I have been re-reading Wilkie Collins's "The Woman in White". The scene where Walter Hartright meets the mysterious woman takes place, as I now realise, at what coupossiblybly be the exact spot where my wife and I met for the first time; on the Finchley Road in London near the crossroads with Fortune Green Road (which becomes West End Lane) and Platt's Lane.
I had now arrived at that particular point of my walk where four roads met--the road to Hampstead, along which I had returned, the road to Finchley, the road to West End, and the road back to London. I had mechanically turned in this latter direction, and was strolling along the lonely high-road--idly wondering, I remember, what the Cumberland young ladies would look like--when, in one moment, every drop of blood in my body was brought to a stop by the touch of a hand laid lightly and suddenly on my shoulder from behind me.
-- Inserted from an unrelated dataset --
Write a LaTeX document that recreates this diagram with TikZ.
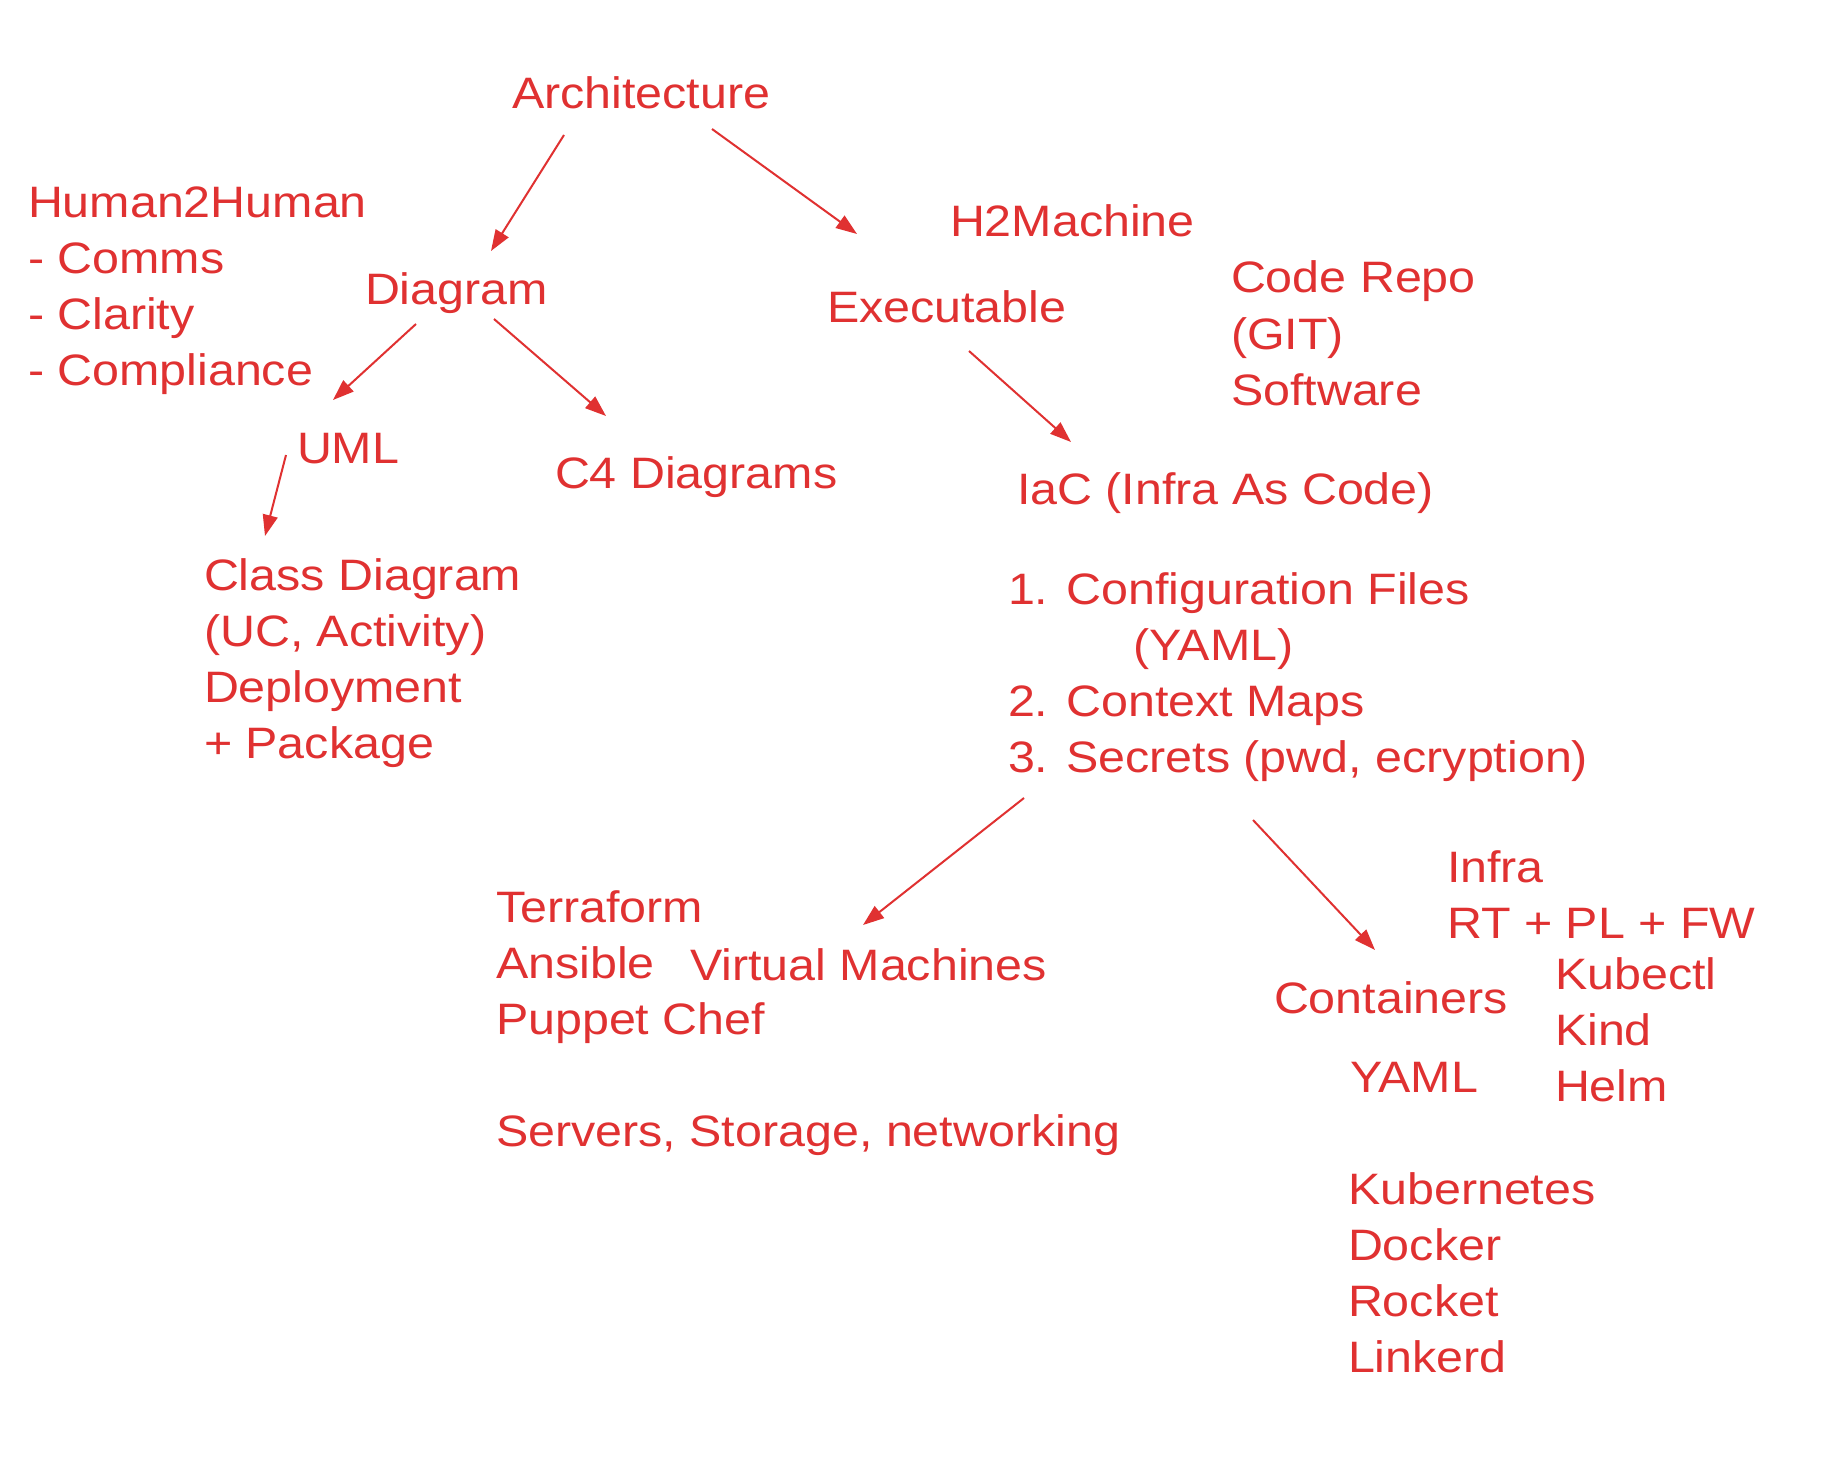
\documentclass[tikz,border=0pt]{standalone}
\usepackage{fontspec}
\setmainfont{Liberation Sans}[FakeStretch=1.10]
\usetikzlibrary{arrows.meta}
\definecolor{exred}{HTML}{E03131}
\newcommand\handfont{\fontsize{44}{56}\selectfont}
\tikzset{
  txt/.style={anchor=base west, inner sep=0pt, outer sep=0pt, text=exred, font=\handfont},
  conn/.style={draw=exred, line width=2pt, -{Triangle[length=21pt,width=15pt]}}
}
\newcommand\lines[1]{\begin{tabular}[t]{@{}l@{}}#1\end{tabular}}
\begin{document}
\begin{tikzpicture}[x=1pt,y=-1pt]
\path[fill=white] (0,0) rectangle (1824,1458);
\useasboundingbox (0,0) rectangle (1824,1458);

\node[txt] (arch) at (512,109) {Architecture};
\node[txt] (h2h) at (28,218) {\lines{Human2Human\\- Comms\\- Clarity\\- Compliance}};
\node[txt] (diag) at (365,305) {Diagram};
\node[txt] (h2m) at (950,237) {H2Machine};
\node[txt] (exec) at (827,323) {Executable};
\node[txt] (repo) at (1231,293) {\lines{Code Repo\\(GIT)\\Software}};
\node[txt] (uml) at (297,463) {UML};
\node[txt] (c4) at (555,488) {C4 Diagrams};
\node[txt] (iac) at (1017,504) {IaC (Infra As Code)};
\node[txt] (class) at (204,590) {\lines{Class Diagram\\(UC, Activity)\\Deployment\\+ Package}};
\node[txt] (cfg) at (1008,604) {\lines{1. Configuration Files\\\hspace*{125pt}(YAML)\\2. Context Maps\\3. Secrets (pwd, ecryption)}};
\node[txt] (tools) at (496,922) {\lines{Terraform\\Ansible\\Puppet Chef\\ \\Servers, Storage, networking}};
\node[txt] (vm) at (690,980) {Virtual Machines};
\node[txt] (infra) at (1447,882) {\lines{Infra\\RT + PL + FW}};
\node[txt] (kube) at (1555,989) {\lines{Kubectl\\Kind\\Helm}};
\node[txt] (cont) at (1274,1013) {Containers};
\node[txt] (yaml) at (1350,1092) {YAML};
\node[txt] (k8s) at (1348,1204) {\lines{Kubernetes\\Docker\\Rocket\\Linkerd}};

\coordinate (archS1) at (564,135);
\coordinate (diagN) at (491,251);
\coordinate (archS2) at (712,129);
\coordinate (execN) at (857,234);
\coordinate (diagS1) at (416,324);
\coordinate (umlN) at (333,400);
\coordinate (diagS2) at (494,319);
\coordinate (c4N) at (606,416);
\coordinate (umlS) at (286,455);
\coordinate (classN) at (265,536);
\coordinate (execS) at (969,351);
\coordinate (iacN) at (1071,442);
\coordinate (cfgS1) at (1024,798);
\coordinate (vmN) at (863,925);
\coordinate (cfgS2) at (1253,820);
\coordinate (contN) at (1375,950);

\draw[conn] (archS1) -- (diagN);
\draw[conn] (archS2) -- (execN);
\draw[conn] (diagS1) -- (umlN);
\draw[conn] (diagS2) -- (c4N);
\draw[conn] (umlS) -- (classN);
\draw[conn] (execS) -- (iacN);
\draw[conn] (cfgS1) -- (vmN);
\draw[conn] (cfgS2) -- (contN);
\end{tikzpicture}
\end{document}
Hartright's encounter with Anne Catherick may well have been much further down the Finchley Road and this is much more likely given the location of his Collins's childhood home on which Hartright's home may be based. In that case they may have met closer to Swiss Cottage but I wonder if the road would have been a 'lonely high road' this far south. He also intended to 'stroll home in the purer air by the most roundabout way I could take; to follow the white winding paths across the lonely heath; and to approach London through its most open suburb'.
As a further coincidence, my wife comes from Cumberland (now part of Cumbria) but not from the coastal part. Our meeting was a lot more pleasant at a bus stop which now no longer exists. Perhaps I should campaign for two blue plaques. One for us and one for Wilkie Collins.